§ WRITTEN EXERCISE: Keep to the lines from the line containing "Clone this chart in seaborn and matplotlib." through the line containing "labels=labels, padding=4, fontsize=10)": copy them exactly and leave every picture out.

§ Dataset records:
_ _ _

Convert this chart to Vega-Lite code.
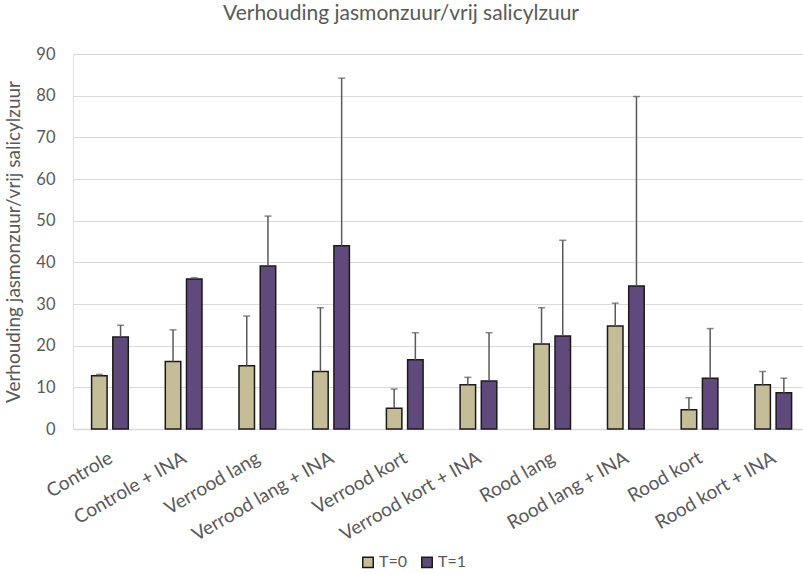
{
  "$schema": "https://vega.github.io/schema/vega-lite/v6.json",
  "autosize": {"type": "none"},
  "width": 730,
  "height": 375,
  "padding": {"left": 73, "top": 54, "right": 0, "bottom": 145},
  "background": "white",
  "title": {
    "text": "Verhouding jasmonzuur/vrij salicylzuur",
    "font": "Lato",
    "fontSize": 21,
    "fontWeight": "normal",
    "color": "#595959",
    "anchor": "middle",
    "frame": "group",
    "dx": -37,
    "offset": 22
  },
  "data": {
    "values": [
      {"groep": "Controle", "T": "T=0", "waarde": 12.8, "boven": 13.1},
      {"groep": "Controle", "T": "T=1", "waarde": 22.1, "boven": 24.9},
      {"groep": "Controle + INA", "T": "T=0", "waarde": 16.2, "boven": 23.8},
      {"groep": "Controle + INA", "T": "T=1", "waarde": 36.0, "boven": 36.3},
      {"groep": "Verrood lang", "T": "T=0", "waarde": 15.2, "boven": 27.1},
      {"groep": "Verrood lang", "T": "T=1", "waarde": 39.1, "boven": 51.1},
      {"groep": "Verrood lang + INA", "T": "T=0", "waarde": 13.8, "boven": 29.1},
      {"groep": "Verrood lang + INA", "T": "T=1", "waarde": 44.0, "boven": 84.2},
      {"groep": "Verrood kort", "T": "T=0", "waarde": 5.0, "boven": 9.6},
      {"groep": "Verrood kort", "T": "T=1", "waarde": 16.6, "boven": 23.1},
      {"groep": "Verrood kort + INA", "T": "T=0", "waarde": 10.6, "boven": 12.4},
      {"groep": "Verrood kort + INA", "T": "T=1", "waarde": 11.5, "boven": 23.1},
      {"groep": "Rood lang", "T": "T=0", "waarde": 20.4, "boven": 29.1},
      {"groep": "Rood lang", "T": "T=1", "waarde": 22.3, "boven": 45.3},
      {"groep": "Rood lang + INA", "T": "T=0", "waarde": 24.7, "boven": 30.2},
      {"groep": "Rood lang + INA", "T": "T=1", "waarde": 34.3, "boven": 79.8},
      {"groep": "Rood kort", "T": "T=0", "waarde": 4.6, "boven": 7.5},
      {"groep": "Rood kort", "T": "T=1", "waarde": 12.2, "boven": 24.1},
      {"groep": "Rood kort + INA", "T": "T=0", "waarde": 10.6, "boven": 13.8},
      {"groep": "Rood kort + INA", "T": "T=1", "waarde": 8.7, "boven": 12.2}
    ]
  },
  "encoding": {
    "x": {
      "field": "groep",
      "type": "nominal",
      "sort": null,
      "scale": {"paddingInner": 0.502, "paddingOuter": 0.2035, "align": 0.62},
      "axis": {
        "title": null,
        "labelAngle": -30,
        "labelAlign": "right",
        "labelBaseline": "middle",
        "labelFont": "Lato",
        "labelFontSize": 19,
        "labelColor": "#595959",
        "labelPadding": 27,
        "labelOffset": 1,
        "ticks": false,
        "domainColor": "#d9d9d9",
        "domainWidth": 1.5,
        "grid": false
      }
    },
    "xOffset": {
      "field": "T",
      "type": "nominal",
      "scale": {"paddingInner": 0.27, "paddingOuter": 0}
    }
  },
  "layer": [
    {
      "mark": {"type": "bar", "stroke": "#1a1a1a", "strokeWidth": 1.5},
      "encoding": {
        "y": {
          "field": "waarde",
          "type": "quantitative",
          "scale": {"domain": [0, 90], "nice": false},
          "axis": {
            "values": [0, 10, 20, 30, 40, 50, 60, 70, 80, 90],
            "title": "Verhouding jasmonzuur/vrij salicylzuur",
            "titleFont": "Lato",
            "titleFontSize": 19,
            "titleFontWeight": "normal",
            "titleColor": "#595959",
            "titlePadding": 12,
            "labelFont": "Lato",
            "labelFontSize": 16.5,
            "labelColor": "#595959",
            "labelPadding": 18,
            "ticks": false,
            "domain": false,
            "grid": true,
            "gridColor": "#d9d9d9",
            "gridWidth": 1.2
          }
        },
        "color": {
          "field": "T",
          "type": "nominal",
          "scale": {"domain": ["T=0", "T=1"], "range": ["#c4bd97", "#604a7b"]},
          "legend": {
            "title": null,
            "orient": "none",
            "direction": "horizontal",
            "legendX": 287,
            "legendY": 500,
            "symbolType": "square",
            "symbolSize": 110,
            "symbolStrokeColor": "#1a1a1a",
            "symbolStrokeWidth": 1.5,
            "labelFont": "Lato",
            "labelFontSize": 16,
            "labelColor": "#595959",
            "labelOffset": 3,
            "columnPadding": 10
          }
        }
      }
    },
    {
      "mark": {"type": "rule", "color": "#595959", "strokeWidth": 1.5},
      "encoding": {
        "y": {"field": "waarde", "type": "quantitative"},
        "y2": {"field": "boven"}
      }
    },
    {
      "mark": {"type": "tick", "color": "#595959", "thickness": 1.5, "size": 7, "orient": "horizontal"},
      "encoding": {
        "y": {"field": "boven", "type": "quantitative"}
      }
    }
  ]
}
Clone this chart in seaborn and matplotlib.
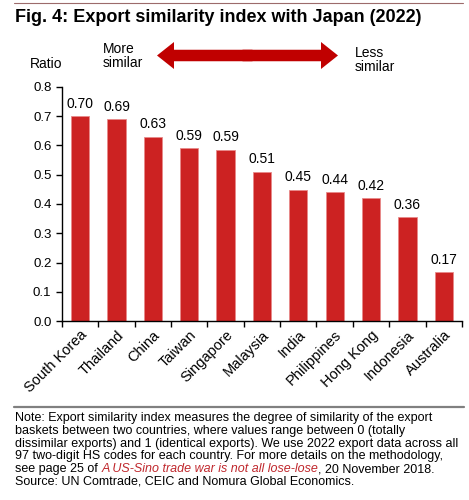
import matplotlib
matplotlib.use("Agg")
import matplotlib.pyplot as plt
import matplotlib.patches as mpatches
import pandas as pd
import seaborn as sns

# export similarity index with Japan, 2022
countries = ["South Korea", "Thailand", "China", "Taiwan", "Singapore", "Malaysia",
             "India", "Philippines", "Hong Kong", "Indonesia", "Australia"]
similarity = [0.70, 0.69, 0.63, 0.59, 0.585, 0.51, 0.448, 0.44, 0.42, 0.355, 0.167]
labels = ["0.70", "0.69", "0.63", "0.59", "0.59", "0.51", "0.45", "0.44", "0.42", "0.36", "0.17"]
y_ticks = [0.0, 0.1, 0.2, 0.3, 0.4, 0.5, 0.6, 0.7, 0.8]

df = pd.DataFrame({"country": countries, "value": similarity})

sns.set_style("ticks")
plt.rcParams["font.family"] = ["Liberation Sans", "DejaVu Sans"]
plt.rcParams["text.color"] = "black"
plt.rcParams["xtick.color"] = "black"
plt.rcParams["ytick.color"] = "black"

bar_red = "#CC2222"
fig = plt.figure(figsize=(4.69, 5), dpi=100)
ax = fig.add_axes([0.132, 0.358, 0.853, 0.468])

sns.barplot(data=df, x="country", y="value", color=bar_red, width=0.5,
            saturation=1, edgecolor="#E88A8A", linewidth=0.6, ax=ax)
ax.bar_label(ax.containers[0], labels=labels, padding=4, fontsize=10)

ax.set_ylim(0, 0.8)
ax.set_xlim(-0.5, len(countries) - 0.5)
ax.set_yticks(y_ticks)
ax.set_yticklabels([f"{t:.1f}" for t in y_ticks], fontsize=9.5)
# ticks sit between the categories, labels under the bars
ax.set_xticks([i - 0.5 for i in range(len(countries) + 1)])
ax.set_xticklabels([])
ax.set_xticks(range(len(countries)), minor=True)
ax.set_xticklabels(countries, minor=True, rotation=45, ha="right",
                   rotation_mode="anchor", fontsize=10.5)
ax.tick_params(axis="x", which="minor", length=0, pad=5)
ax.tick_params(axis="both", which="major", length=4, width=1, color="black")
ax.set_xlabel("")
ax.set_ylabel("")
sns.despine(ax=ax)
for s in ["left", "bottom"]:
    ax.spines[s].set_linewidth(1)
    ax.spines[s].set_color("black")

# header
fig.add_artist(plt.Line2D([14 / 469, 463 / 469], [1 - 3 / 500] * 2, color="#9C6B6B", lw=0.8))
fig.text(15 / 469, 1 - 18 / 500, "Fig. 4: Export similarity index with Japan (2022)",
         fontsize=13, fontweight="bold", va="center", ha="left")
fig.text(30 / 469, 1 - 64 / 500, "Ratio", fontsize=10, va="center", ha="left")
fig.text(103 / 469, 1 - 56 / 500, "More\nsimilar", fontsize=10, va="center", ha="left",
         linespacing=1.0)
fig.text(355 / 469, 1 - 60 / 500, "Less\nsimilar", fontsize=10, va="center", ha="left",
         linespacing=1.0)

# double headed arrow, drawn as two halves from the middle (overlapping a bit)
cx, cy, half = 2.475, 4.445, 0.905
for d in (-1, 1):
    fig.add_artist(mpatches.FancyArrow(cx - d * 0.05, cy, d * (half + 0.05), 0, width=0.115,
                                       head_width=0.27, head_length=0.17,
                                       length_includes_head=True, color="#C00000", lw=0,
                                       transform=fig.dpi_scale_trans))

# footer
fig.add_artist(plt.Line2D([14 / 469, 464 / 469], [1 - 407 / 500] * 2, color="#808080", lw=1.6))
note_lines = [
    "Note: Export similarity index measures the degree of similarity of the export",
    "baskets between two countries, where values range between 0 (totally",
    "dissimilar exports) and 1 (identical exports). We use 2022 export data across all",
    "97 two-digit HS codes for each country. For more details on the methodology,",
]
note_size = 9
y0, step = 418, 12.8
for i, line in enumerate(note_lines):
    fig.text(15 / 469, 1 - (y0 + i * step) / 500, line, fontsize=note_size, va="center", ha="left")
yl = 1 - (y0 + 4 * step) / 500
t1 = fig.text(15 / 469, yl, "see page 25 of ", fontsize=note_size, va="center", ha="left")
t2 = fig.text(0, 0, "A US-Sino trade war is not all lose-lose", fontsize=note_size,
              style="italic", color="#C0282D", va="center", ha="left")
t3 = fig.text(0, 0, ", 20 November 2018.", fontsize=note_size, va="center", ha="left")
fig.text(15 / 469, 1 - (y0 + 5 * step) / 500,
         "Source: UN Comtrade, CEIC and Nomura Global Economics.",
         fontsize=note_size, va="center", ha="left")

fig.canvas.draw()
r = fig.canvas.get_renderer()
bb = t1.get_window_extent(r)
t2.set_position((bb.x1 / fig.bbox.width, yl))
bb = t2.get_window_extent(r)
t3.set_position((bb.x1 / fig.bbox.width, yl))

fig.savefig("out.png", dpi=100)
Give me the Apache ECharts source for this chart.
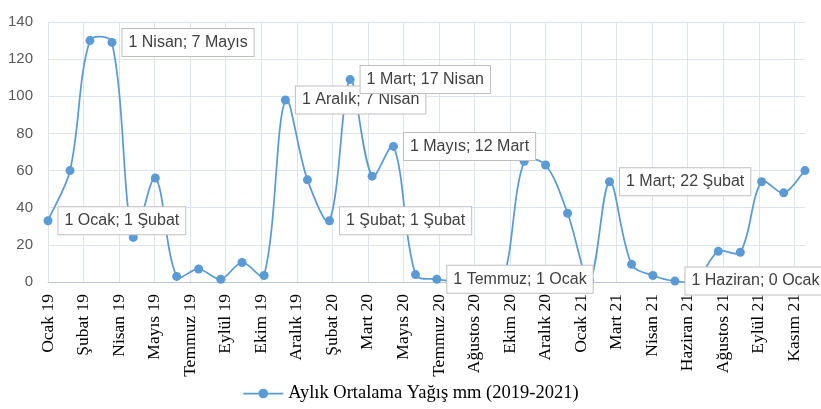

_ _ _

§ FINAL ANSWER:
Clone this chart in seaborn and matplotlib.
import matplotlib
matplotlib.use("Agg")
import matplotlib.pyplot as plt
import matplotlib.patches as mpatches
import pandas as pd
import seaborn as sns

# export similarity index with Japan, 2022
countries = ["South Korea", "Thailand", "China", "Taiwan", "Singapore", "Malaysia",
             "India", "Philippines", "Hong Kong", "Indonesia", "Australia"]
similarity = [0.70, 0.69, 0.63, 0.59, 0.585, 0.51, 0.448, 0.44, 0.42, 0.355, 0.167]
labels = ["0.70", "0.69", "0.63", "0.59", "0.59", "0.51", "0.45", "0.44", "0.42", "0.36", "0.17"]
y_ticks = [0.0, 0.1, 0.2, 0.3, 0.4, 0.5, 0.6, 0.7, 0.8]

df = pd.DataFrame({"country": countries, "value": similarity})

sns.set_style("ticks")
plt.rcParams["font.family"] = ["Liberation Sans", "DejaVu Sans"]
plt.rcParams["text.color"] = "black"
plt.rcParams["xtick.color"] = "black"
plt.rcParams["ytick.color"] = "black"

bar_red = "#CC2222"
fig = plt.figure(figsize=(4.69, 5), dpi=100)
ax = fig.add_axes([0.132, 0.358, 0.853, 0.468])

sns.barplot(data=df, x="country", y="value", color=bar_red, width=0.5,
            saturation=1, edgecolor="#E88A8A", linewidth=0.6, ax=ax)
ax.bar_label(ax.containers[0], labels=labels, padding=4, fontsize=10)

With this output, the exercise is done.